Friday, August 13, 2010

munificentissimus Deus


Today we celebrate the Solmenity of the Assumption of the Blessed Virgin Mary Body and Soul into Heaven.

Here is the opening lines of the Apostolic Constituion that pronounces, declares and defines the Assumption to be a divinely revealed dogma: that the immaculate Mother of God, the ever Virgin Mary, having completed the course of her earthly life, was assumed body and soul into heavenly glory:

"The most bountiful God (munificentissimus Deus), who is Almighty, the plan of whose providence rests upon wisdom and love, tempers, in the secret purpose of his own mind the sorrows of peoples and of individual men by means of joys that He interposes in their lives from time to time, in such a way that, under different conditions and in different ways, all things may work together unto good for those who love him."

In order to temper our sorrows he gives us joys.

One of those joys that is meant to interpose in our life is the solemn celebration of the Assumption of the Blessed Virgin Mary body and soul into heaven.

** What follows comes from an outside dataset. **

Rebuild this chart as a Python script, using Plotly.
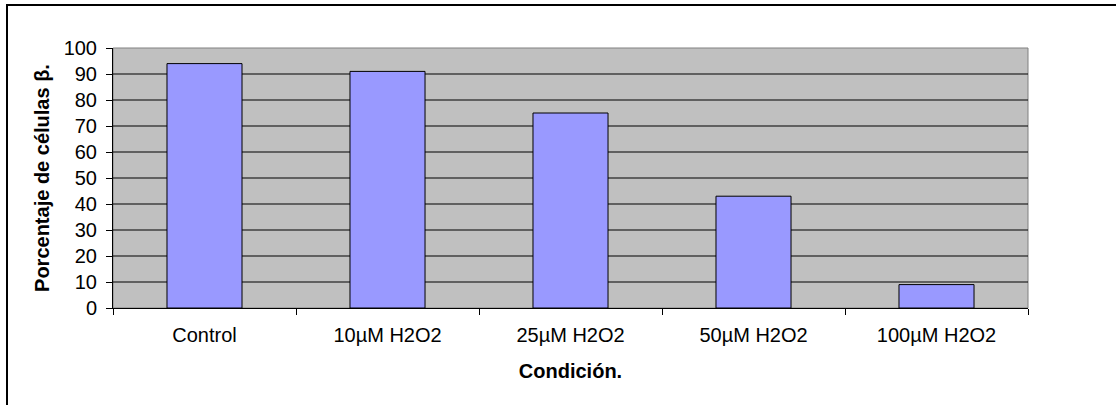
import plotly.graph_objects as go

categories = ["Control", "10µM H2O2", "25µM H2O2", "50µM H2O2", "100µM H2O2"]
values = [94, 91, 75, 43, 9]
y_ticks = list(range(0, 101, 10))

W, H = 1116, 405
L, R, T, B = 113, 88, 48, 97
pw, ph = W - L - R, H - T - B

fig = go.Figure(go.Bar(
    x=categories, y=values,
    marker=dict(color="#9999FF", line=dict(color="black", width=1)),
    width=0.41,
))

font = "Liberation Sans, Arial, sans-serif"

grid_shapes = [
    dict(type="line", xref="paper", yref="y", x0=0, x1=1, y0=v, y1=v,
         line=dict(color="black", width=1), layer="below")
    for v in y_ticks[1:-1]
]

fig.update_layout(
    width=W, height=H, autosize=False,
    margin=dict(l=L, r=R, t=T, b=B, pad=0),
    paper_bgcolor="white", plot_bgcolor="#C0C0C0",
    font=dict(family=font, size=20, color="black"),
    showlegend=False,
    xaxis=dict(
        type="category", showline=True, linecolor="black", linewidth=1,
        ticks="outside", tickson="boundaries", ticklen=6, tickcolor="black",
        showgrid=False, ticklabelstandoff=9,
        title=dict(text="<b>Condición.</b>", font=dict(size=20), standoff=18),
        tickfont=dict(size=20),
    ),
    yaxis=dict(
        range=[0, 100], tickvals=y_ticks, showline=True, linecolor="black", linewidth=1,
        ticks="outside", ticklen=6, tickcolor="black", ticklabelstandoff=5,
        showgrid=False, zeroline=False,
        title=dict(text="<b>Porcentaje de células β.</b>", font=dict(size=20), standoff=8),
        tickfont=dict(size=20),
    ),
    shapes=[
        dict(type="rect", xref="paper", yref="paper", x0=0, x1=1, y0=0, y1=1,
             line=dict(color="#808080", width=1), layer="below"),
        *grid_shapes,
        dict(type="rect", xref="paper", yref="paper",
             x0=(7 - L) / pw, x1=(W + 20 - L) / pw,
             y0=(H - B - 5) / ph, y1=(H - B - H - 20) / ph,
             line=dict(color="black", width=2), layer="above"),
    ],
)

fig.write_html("out.html")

This solemn Feast is meant to be an occassion of a more solemn joy imparted to the souls of those who celebrate.

An occassion of Joy...

St. Paul tells us that as the "Body of Christ" we should "rejoice with those who rejoice and weep with those who weep." That is, the joy experienced in one member should be an occassion of joy for all members. Thus, what the Blessed Mother experiences in the fullness of redemption, not suffering the effects of sin, corruption of the tomb, or never being reduced to ashes and dust is meant to be for us a joyful anticpation of what awaits us all.

Truly with this proclamation we can say that one like us is in heaven with God, union of body and soul. Her earthly life did not end in the grave but by the merits of Christ, the grace of redemption brings her home.

Thus the toil of her journey, the sword piercing her heart, the suffering of looking upon the face of Christ dying on the cross and dead in the tomb, is not lived in vain. Her "yes" to God gains for her the rewards of such a surrender.

To surrender to God is not an act in vain. But rather it bears fruit...
This is what the occassion of Joy is all about, for all of us who remain with our eyes fixed heavenwards.

Thus, May our reach always be beyond our grasp, for otherwise what's a heaven for!

Truly we can say Munificentissimus Deus, most bountiful God, who takes our surrender and turns it into Glory, thus our 'yes' to him becomes a 'yes' forever, Body and Soul united.

Words of Pope Benedict
"Here also we see the connection with the Immaculate Conception. It can perhaps be paraphrased like this: where the totality of grace is, there is the totality of salvation....What does the assumption of body and soul into heavenly glory mean? What, after all, does "immortality" mean? and what does "death" mean? Man is not immortal by his own power, but only in and through another...truly only in and from the Entirely-Other God.

Catechism of the Catholic Church
"The Asumtion of the Blessed Virgin is a singular particpation in her Son's Resurrection and an anticipation of the resurrection of other Chrisians."

Mary Most Holy, Queen of Heaven and Earth, we look to you our life, our sweetness, and our hope; draw us onward with the sweetness of your voice, so that one day, after exile, you may show us Jesus, the blessed fruit of your womb. O clement, O loving, O sweet Virgin Mary. Pray for us, now and at the hour of our death, that we may be worthy of the promises of Christ. Amen.